La Commission possède les études d'impact nécessaires, et les recherches menées de son côté par Compassion for World Farming montrent que les outils financiers existent déjà pour accompagner les éleveuses et éleveurs dans cette transition. Les agriculteur·rices ont besoin de certitudes pour s'adapter au changement : ils doivent cesser d’investir dans l'élevage en cages, très onéreux, alors que le public souhaite clairement l’interdire. 

Il faut soutenir les agriculteur·rices, ne pas les laisser investir à perte, et leur proposer allègements fiscaux et autres avantages financiers lorsqu'ils engagent des évolutions bénéfiques à la société. Les éleveuses et éleveurs « ordinaires » n'ont rien à craindre des réformes relatives au bien-être des animaux et à l'environnement. 

Combien de temps va durer cette action en justice ?

Elle pourrait durer environ dix-huit mois, mais nous espérons qu'elle prendra fin le plus rapidement possible afin d'éviter tout retard supplémentaire dans la mise en œuvre de la législation. 

Y aura-t-il des audiences au tribunal ?

Maintenant que l'action en justice a été engagée, le comité des citoyens peut demander à être entendu par le tribunal.
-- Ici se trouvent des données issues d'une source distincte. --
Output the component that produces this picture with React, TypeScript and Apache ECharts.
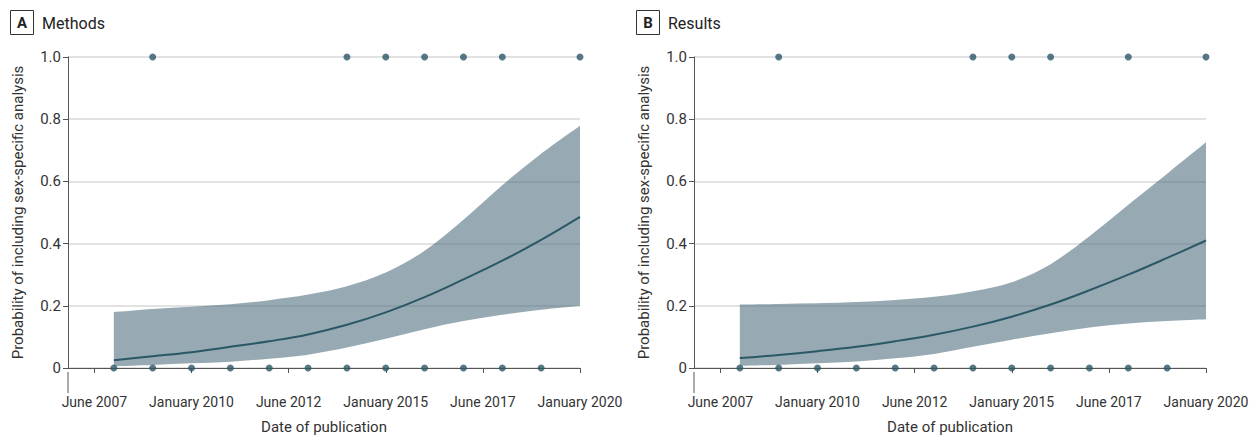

Les deux parties auront ainsi l'occasion de présenter leurs arguments lors d'une audience publique à la Cour de justice de Luxembourg.  

Que se passera-t-il si le recours n'aboutit pas ?

Si cette action n'aboutit pas, la campagne se poursuivra par d'autres moyens jusqu'à ce que plus aucun animal n’ait à vivre en cage. Cette ICE soulève également la question de la responsabilité de la Commission face à la volonté du public, matérialisée par le mécanisme d'initiative citoyenne européenne. 

Ne serait-il pas plus simple que les États membres introduisent chacun de leur côté une législation nationale ?

Si les lois nationales sont toujours les bienvenues, il est essentiel qu'une législation européenne garantisse des conditions de concurrence équitables à tous les éleveurs et éleveuses au sein de l'UE. Les mesures européennes devraient stipuler l'interdiction d'importer dans l'UE des produits issus de l'élevage en cages.